Such financial confessionals are the radioactive material formed when social media and inequality collide—latter-day, late-capitalist hate-reads consumed by an always-online generation saddled with debt, and produced by or for members of an upper crust insistent that they are in fact middle class. That insistence contains an object lesson about the way inequality has shaped spending and society: The country’s 10 percent really do feel strapped, and really don’t understand how much better they have it than the 90 percent below them.
Confessional budgets emerged in the blog era and took off in the social-media era. In the 1990s, inequality, the internet, and the personal-finance industry grew in tandem. As demonstrated in Helaine Olen’s book Pound Foolish, ordinary, middle-class Americans became stock pickers as advisors like Suze Orman and Dave Ramsey developed mass followings. By the early aughts, Americans were crowdsourcing their investment strategies and sharing their penny-pinching habits on blogs.
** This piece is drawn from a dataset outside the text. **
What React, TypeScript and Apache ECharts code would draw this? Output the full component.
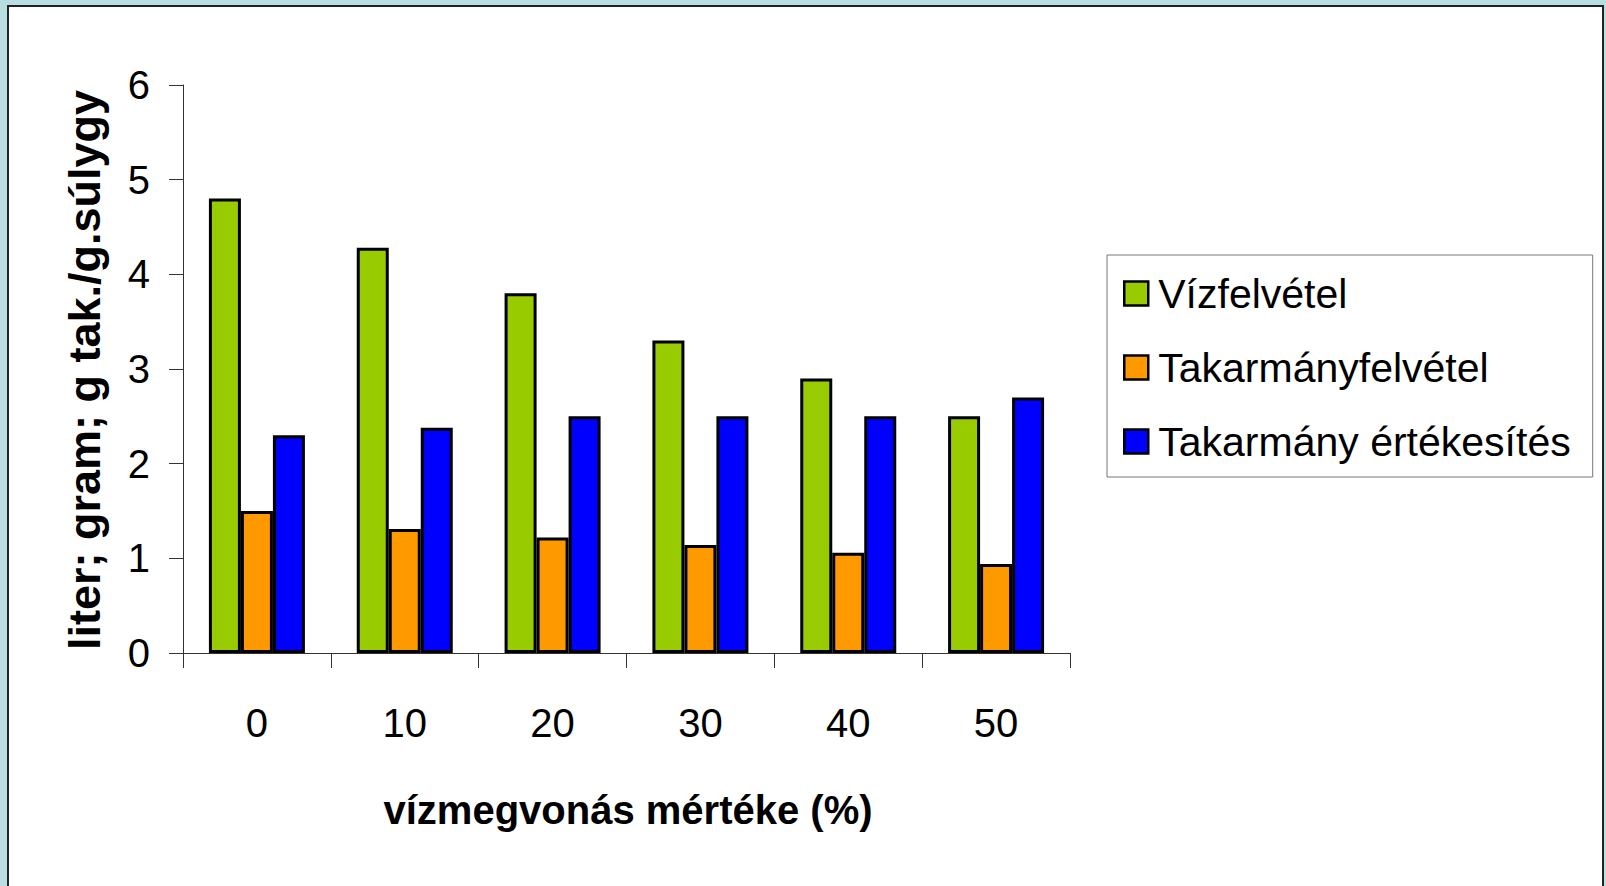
import React, { useEffect, useRef } from "react";
import * as echarts from "echarts";

const categories = ["0", "10", "20", "30", "40", "50"];
const seriesNames = ["Vízfelvétel", "Takarmányfelvétel", "Takarmány értékesítés"];
const vizfelvetel = [4.8, 4.28, 3.8, 3.3, 2.9, 2.5];
const takarmanyfelvetel = [1.5, 1.31, 1.22, 1.14, 1.06, 0.94];
const ertekesites = [2.3, 2.38, 2.5, 2.5, 2.5, 2.7];
const seriesColors = ["#99cc00", "#ff9900", "#0000ff"];
const yTitle = "liter; gram; g tak./g.súlygy";
const xTitle = "vízmegvonás mértéke (%)";

const FONT = "'Liberation Sans', Arial, sans-serif";

export default function App() {
  const ref = useRef<HTMLDivElement>(null);
  useEffect(() => {
    if (!ref.current) return;
    const chart = echarts.init(ref.current, null, { renderer: "svg" });
    const values = [vizfelvetel, takarmanyfelvetel, ertekesites];
    chart.setOption({
      animation: false,
      backgroundColor: "#b8dee2",
      textStyle: { fontFamily: FONT },
      graphic: [
        {
          type: "rect",
          z: -10,
          silent: true,
          shape: { x: 8, y: 6, width: 1595, height: 900 },
          style: { fill: "#ffffff", stroke: "#222222", lineWidth: 2 },
        },
        {
          type: "text",
          x: 84,
          y: 370,
          rotation: Math.PI / 2,
          style: {
            text: yTitle,
            align: "center",
            verticalAlign: "middle",
            font: `bold 45px ${FONT}`,
            fill: "#000",
          },
        },
        {
          type: "text",
          x: 628,
          y: 810,
          style: {
            text: xTitle,
            align: "center",
            verticalAlign: "middle",
            font: `bold 40px ${FONT}`,
            fill: "#000",
          },
        },
      ],
      legend: {
        orient: "vertical",
        left: 1107,
        top: 255,
        data: seriesNames,
        borderColor: "#777777",
        borderWidth: 1,
        padding: [18, 22, 15, 16],
        itemWidth: 24,
        itemHeight: 24,
        itemGap: 33,
        icon: "rect",
        itemStyle: { borderColor: "#000", borderWidth: 2.5 },
        textStyle: { fontSize: 41, color: "#000", fontFamily: FONT, padding: [0, 0, 0, 5] },
      },
      grid: { left: 183, right: 536, top: 85, bottom: 233 },
      xAxis: {
        type: "category",
        data: categories,
        axisLine: { lineStyle: { color: "#333", width: 1 } },
        axisTick: { show: true, length: 15, lineStyle: { color: "#333" } },
        axisLabel: { fontSize: 40, color: "#000", margin: 50, fontFamily: FONT },
      },
      yAxis: {
        type: "value",
        min: 0,
        max: 6,
        interval: 1,
        splitLine: { show: false },
        axisLine: { show: true, lineStyle: { color: "#333", width: 1 } },
        axisTick: { show: true, length: 14, lineStyle: { color: "#333" } },
        axisLabel: { fontSize: 40, color: "#000", margin: 33, fontFamily: FONT },
      },
      series: seriesNames.map((name, i) => ({
        name,
        type: "bar",
        data: values[i],
        barWidth: 32,
        barGap: "0%",
        itemStyle: { color: seriesColors[i], borderColor: "#000", borderWidth: 3 },
      })),
    });
    return () => chart.dispose();
  }, []);
  return (
    <div
      ref={ref}
      style={{ position: "fixed", left: 0, top: 0, width: 1606, height: 886 }}
    />
  );
}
And in the late aughts, sites like Refinery29 started publishing and promoting these strategies.
“We worked really hard to make sure we had diaries from all fifty states, and from a huge range of income levels,” said Lindsey Stanberry, who launched Refinery29’s Money Diaries and is now an editor at CNBC Make It. “But our most popular ones were definitely men and women making six figures,” putting them in the top ten percent and sometimes the top one percent of the income distribution.
In these viral budgets and diaries, urban professionals—they are almost always urban professionals—describe spending on $7 lattes and $70 bikini waxes and $70,000 private-school tuition. Some describe themselves as middle class. Often, they describe themselves as unable to save. Self-evidently, this is nonsense: Spending tens of thousands of dollars a year on vacations and babysitters and housekeepers and fancy salads means you are choosing not to save, not that you are unable to save.
Annie Lowrey: Cancel billionaires
But the diaries and budgets demonstrate some of the real pressures such families face. For one, the cost of living crisis forcing middle-class families out of big cities also taxes the rich families within them. Making one-percent money often means living in a place like New York, Washington, Seattle, Boston, or the Bay Area, and thus often means shelling out tens of thousands of dollars a year on a mortgage, rent, childcare, and other necessities.
“Our ideal of a middle-class lifestyle is the same as it has always been,” said Sam Dogen, the founder of Financial Samurai, the site that published that $350,000-a-year budget. “Own a house, have a car, have a couple children, and retire by 65. These ideals haven’t changed. But it seems like it’s taking greater income to get there or to maintain that type of lifestyle.” Dogen—who semi-retired at 34 with $3 million in the bank, something he credits to frugal living—noted that families earning six figures are considered middle class in San Francisco, because the cost of living is so high.